First, let's look at the coax and switching line between elements. Unlike the ground plane array we can permanently connect the ends of the coax outer conductor to the radial origins at both elements. It is only the centre conductor that needs to be switched. We are in effect turning these cables into radials. If the cables are buried deep (for weather and rodent protection) they can be complemented with a separate surface radial above the cables and running directly between the elements per the previous article. No chokes are needed.
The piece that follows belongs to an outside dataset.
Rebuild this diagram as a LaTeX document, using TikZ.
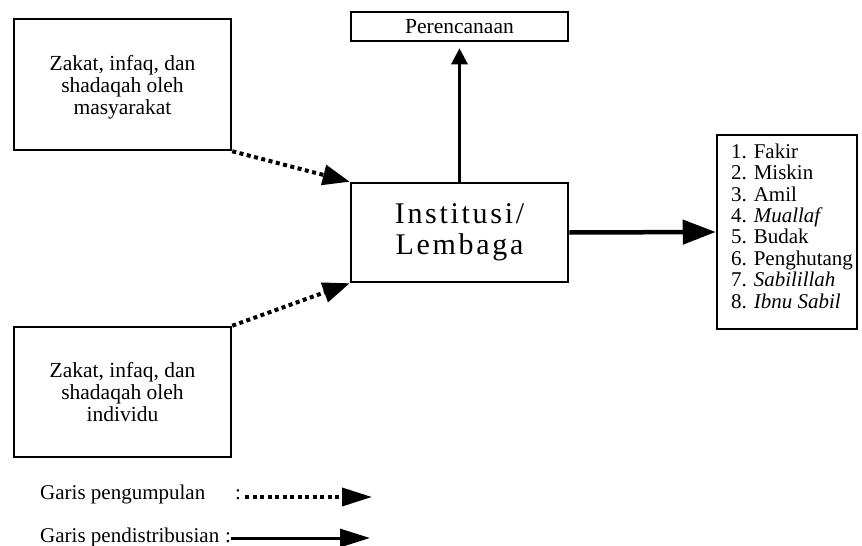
\documentclass[tikz,border=0pt]{standalone}
\usepackage{fontspec}
\setmainfont{Liberation Serif}
\usetikzlibrary{arrows.meta}

\begin{document}
\begin{tikzpicture}[x=1pt, y=-1pt]
    \tikzstyle{box}=[draw, line width=2.5pt, rectangle, inner sep=0pt, align=center,
        font=\fontsize{21.5}{22}\selectfont]
    \tikzstyle{collect}=[-{Triangle[length=27pt, width=20pt]}, line width=4pt,
        dash pattern=on 4pt off 3.5pt]
    \tikzstyle{distribute}=[-{Triangle[length=30pt, width=22pt]}, line width=3.5pt]
    \tikzstyle{legend}=[inner sep=0pt, font=\fontsize{21}{22}\selectfont]

    \useasboundingbox (0, 0) rectangle (862, 546);

    \node (masy) at (122.5, 84.5) [box, minimum width=217pt, minimum height=131pt]
        {\rule{0pt}{20pt}Zakat, infaq, dan\\shadaqah oleh\\masyarakat};
    \node (indiv) at (122.5, 392) [box, minimum width=217pt, minimum height=130pt]
        {Zakat, infaq, dan\\shadaqah oleh\\individu};
    \node (plan) at (459.5, 26.5) [box, minimum width=217pt, minimum height=29pt,
        font=\fontsize{21.5}{22}\selectfont] {Perencanaan};
    \node (inst) at (459.5, 232.5) [box, minimum width=217pt, minimum height=99pt,
        font=\fontsize{30}{31}\selectfont\addfontfeature{LetterSpace=9}]
        {Institusi/\\Lembaga};
    \node (asnaf) at (787, 232) [box, minimum width=140pt, minimum height=194pt,
        align=left, font=\fontsize{21}{21.4}\selectfont]
        {\hspace*{10pt}1. Fakir\\\hspace*{10pt}2. Miskin\\\hspace*{10pt}3. Amil\\
         \hspace*{10pt}4. \textit{Muallaf}\\\hspace*{10pt}5. Budak\\
         \hspace*{10pt}6. Penghutang\\\hspace*{10pt}7. \textit{Sabilillah}\\
         \hspace*{10pt}8. \textit{Ibnu Sabil}\rule[-12pt]{0pt}{12pt}};

    \draw [collect] (masy.south east) to (inst.north west);
    \draw [collect] (indiv.north east) to (inst.south west);
    \draw [distribute, -{Triangle[length=16pt, width=16pt]}, line width=3pt,
        shorten >=6pt] (inst.north) to (plan.south);
    \draw [distribute, -{Triangle[length=33pt, width=24pt]}, line width=4.5pt]
        (inst.east) to (asnaf.west);

    % keterangan
    \node (lg1) at (40, 499) [legend, anchor=base west] {Garis pengumpulan};
    \node (lg2) at (40, 542) [legend, anchor=base west] {Garis pendistribusian};
    \node (col1) at (238, 499) [legend, anchor=base] {:};
    \node (col2) at (228, 542) [legend, anchor=base] {:};
    \coordinate (end1) at (372, 497);
    \coordinate (end2) at (370, 538);

    \draw [collect, -{Triangle[length=30pt, width=18pt]}, line width=3.5pt]
        (col1.east |- end1) ++(4, 0) to (end1);
    \draw [distribute, -{Triangle[length=30pt, width=18pt]}, line width=3pt]
        (col2.east |- end2) to (end2);
\end{tikzpicture}
\end{document}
An SPDT relay at the far element switches the monopole between the radial system (reflector element) and the coax centre conductor (driven element).
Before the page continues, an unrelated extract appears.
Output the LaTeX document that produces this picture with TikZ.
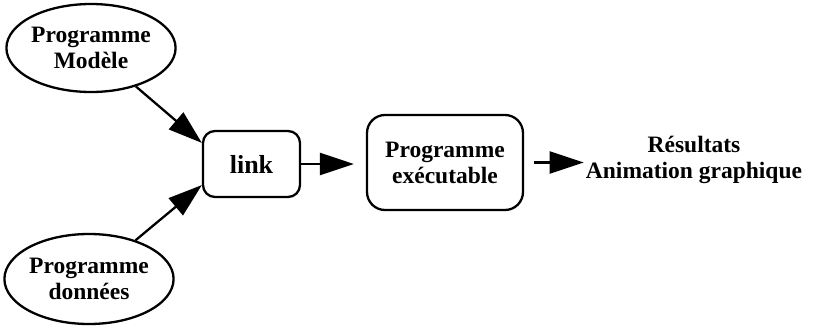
\documentclass[tikz,border=0pt]{standalone}
\usepackage{fontspec}
\setmainfont{Liberation Serif}
\usetikzlibrary{shapes.geometric,arrows.meta}
\begin{document}
\begin{tikzpicture}[x=1pt,y=-1pt,
  every node/.style={font=\bfseries\fontsize{23.5}{26}\selectfont, align=center, inner sep=0pt},
  ell/.style={draw, line width=2.3pt, ellipse},
  rbox/.style={draw, line width=2.3pt},
  arr/.style={line width=2.3pt, -{Triangle[length=34pt,width=22pt]}}]
\useasboundingbox (0,0) rectangle (817,327);
\node[ell, minimum width=168pt, minimum height=88pt] (mod) at (91,48) {Programme\\Modèle};
\node[ell, minimum width=162pt, minimum height=90pt] (don) at (89,279) {Programme\\données};
\node[rbox, rounded corners=12pt, minimum width=97pt, minimum height=66pt,
      font=\bfseries\fontsize{26}{28}\selectfont] (link) at (251.5,164) {link};
\node[rbox, rounded corners=18pt, minimum width=156pt, minimum height=95pt] (exe) at (445,162.5) {Programme\\exécutable};
\node (res) at (694,160) {Résultats\\Animation graphique};
\draw[arr] (mod) -- (link.157);
\draw[arr] (don) -- (link.203);
\draw[arr, shorten >=12pt] (link.east) -- (link.east -| exe.west);
\draw[arr, shorten <=10pt, shorten >=2pt] (exe.east) -- (exe.east -| res.west);
\end{tikzpicture}
\end{document}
The element where the transmission line connects still requires two relays, though these can now be SPDT rather than DPDT. One switches the monopole between the second relay (driven element) and the radial system (reflector element). The other switches the transmission line centre conductor between the first relay (driven element) and coax to the far element (reflector element). The transmission line outer conductor connects to the radial system and to the outer conductor of the coax going to the far element.
The transmission line can also become a radial if run where a radial would normally run and it is (optionally) terminated out 20 meters with a common mode chock. In the 2-antenna array these runs would terminate at some convenient point between the 2-element antennas where power splitting takes place. It is likely that the coax-radial will include a transition from 50 Ω coax to the 70 Ω transformer so there may be a need for superior sealing of that joint. If DC relay lines are run the same way (central DC/RF splitter rather than one for each antenna) similar common-mode precautions are needed for the DC lines.
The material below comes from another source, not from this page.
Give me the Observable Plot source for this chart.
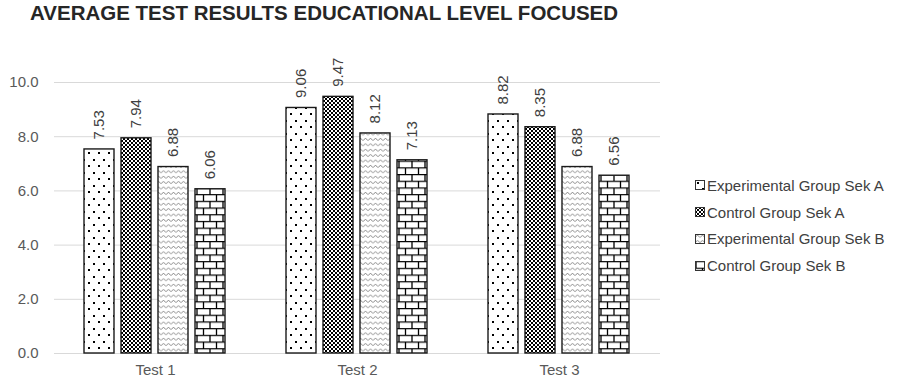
<!DOCTYPE html>
<html>
<head>
<meta charset="utf-8">
<script src="https://cdn.jsdelivr.net/npm/d3@7"></script>
<script src="https://cdn.jsdelivr.net/npm/@observablehq/plot@0.6"></script>
<style>
  html, body { margin: 0; padding: 0; background: #fff; }
  #wrap { position: relative; width: 897px; height: 382px; font-family: "Liberation Sans", Arial, sans-serif; }
  #title { position: absolute; left: 30px; top: 1px; font-size: 20.5px; font-weight: bold; color: #262626; line-height: 24px; white-space: nowrap; }
  #chart { position: absolute; left: 0; top: 40px; }
  #legend { position: absolute; left: 695px; top: 172px; font-size: 15px; color: #404040; }
  .li { display: flex; align-items: center; height: 26.8px; white-space: nowrap; }
  .li svg { margin-right: 2px; }
  #defs { position: absolute; width: 0; height: 0; }
</style>
</head>
<body>
<svg id="defs" width="0" height="0">
  <defs>
    <pattern id="pDots" patternUnits="userSpaceOnUse" width="10" height="13">
      <rect width="10" height="13" fill="#fff"/>
      <rect x="2" y="2" width="2" height="2" fill="#000" shape-rendering="crispEdges"/>
      <rect x="7" y="8" width="2" height="2" fill="#000" shape-rendering="crispEdges"/>
    </pattern>
    <pattern id="pCheck" patternUnits="userSpaceOnUse" width="4" height="4">
      <rect width="4" height="4" fill="#fff"/>
      <rect x="0" y="0" width="2" height="2" fill="#000" shape-rendering="crispEdges"/>
      <rect x="2" y="2" width="2" height="2" fill="#000" shape-rendering="crispEdges"/>
    </pattern>
    <pattern id="pZig" patternUnits="userSpaceOnUse" width="5" height="5.4">
      <rect width="5" height="5.4" fill="#fff"/>
      <path d="M0,3.4 L2.5,1 L5,3.4" fill="none" stroke="#7a7a7a" stroke-width="0.9"/>
    </pattern>
    <pattern id="pBrick" patternUnits="userSpaceOnUse" width="13" height="13.4">
      <rect width="13" height="13.4" fill="#fff"/>
      <path d="M0,0.6 H13 M0,7.3 H13 M1,0.6 V7.3 M7.5,7.3 V13.4" fill="none" stroke="#000" stroke-width="1.3"/>
    </pattern>
  </defs>
</svg>
<div id="wrap">
  <div id="title">AVERAGE TEST RESULTS EDUCATIONAL LEVEL FOCUSED</div>
  <div id="chart"></div>
  <div id="legend"></div>
</div>
<script>
const tests = ["Test 1", "Test 2", "Test 3"];
const series = ["Experimental Group Sek A", "Control Group Sek A", "Experimental Group Sek B", "Control Group Sek B"];
const expA = [7.53, 9.06, 8.82];
const ctrlA = [7.94, 9.47, 8.35];
const expB = [6.88, 8.12, 6.88];
const ctrlB = [6.06, 7.13, 6.56];
const yTicks = [0, 2, 4, 6, 8, 10];
const patterns = ["url(#pDots)", "url(#pCheck)", "url(#pZig)", "url(#pBrick)"];

const valuesBySeries = [expA, ctrlA, expB, ctrlB];
const data = [];
tests.forEach((t, i) => {
  series.forEach((s, j) => {
    data.push({test: t, series: s, value: valuesBySeries[j][i], pat: patterns[j]});
  });
});

const chart = Plot.plot({
  width: 897,
  height: 342,
  marginLeft: 53,
  marginRight: 236,
  marginTop: 42,
  marginBottom: 29,
  style: {fontFamily: "Liberation Sans, Arial, sans-serif", fontSize: "15px", color: "#595959", background: "transparent"},
  fx: {domain: tests, padding: 0, label: null, axis: "bottom", tickSize: 0, tickPadding: 11},
  x: {domain: series, axis: null, paddingInner: 0.189, paddingOuter: 0.824},
  y: {domain: [0, 10], ticks: yTicks, tickFormat: d => d.toFixed(1), tickSize: 0, tickPadding: 16, grid: false, label: null},
  color: {type: "identity"},
  marks: [
    Plot.ruleY(yTicks, {y: d => d, stroke: "#d9d9d9", strokeWidth: 1}),
    Plot.barY(data, {fx: "test", x: "series", y: "value", fill: "pat", stroke: "#1a1a1a", strokeWidth: 1.4}),
    Plot.text(data, {fx: "test", x: "series", y: "value", text: d => d.value.toFixed(2), rotate: -90, textAnchor: "start", dy: -10, fill: "#404040", fontSize: 15})
  ]
});
document.getElementById("chart").appendChild(chart);

const legend = document.getElementById("legend");
series.forEach((s, j) => {
  const row = document.createElement("div");
  row.className = "li";
  row.innerHTML = `<svg width="10" height="10"><rect x="0.5" y="0.5" width="9" height="9" fill="${patterns[j]}" stroke="#333" stroke-width="1"/></svg><span>${s}</span>`;
  legend.appendChild(row);
});
</script>
</body>
</html>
All transmission lines in each half of the array must be identical for the required symmetry. This includes the 50 Ω lines from the 70 Ω transformers to the feed points and the 50 Ω line between elements.
As with stacking yagis there is the alternative of running 50 Ω coax from the power splitter to the individual antennas by using a 2:1 transformer rather than λ/4 transformers. This has a few benefits worth considering:
- There are fewer joints to protect from weather and burial, especially the ones at the far end of the λ/4 transformers.
- One antenna can be easily disconnected from the array. This is a simple way to broaden the forward lobe (135° beam width versus 60°) and thus reduce the need for array steering. Although we give up 3 to 4.5 db gain when doing this it is one way, for example, to cover almost all of the continental USA from my QTH. In contests this can be highly desirable.
- Pattern skewing as described earlier can be done at the power splitter by switching in (or out) a length of 50 Ω coax feeding either of the antennas.
As I stated up front I am willing to sacrifice ultimate performance in two of the directions provided by a 4-square if I can get better performance in the two directions of greatest importance to my operating. This array can accomplish that and do so with electrical simplicity and a little more land to accommodate the greater separation required between the 2-element antennas.
The cost is one of time and effort to roll-your-own rather than buying a commercial 4-square splitter/phasing box. However the tuning effort in my opinion is simpler and quicker with this array than with a 4-square. You also won't find one day that the "dump" resistor of a 4-square warns of failure or burns up hundreds of precious watts due to weather or other adverse event that will occasionally upset the sensitive tuning of the array.
To me this is good food for thought. Since I am not yet in a position to build either antenna there is time to consider my options. Your situation and objectives may be different and so should your choices.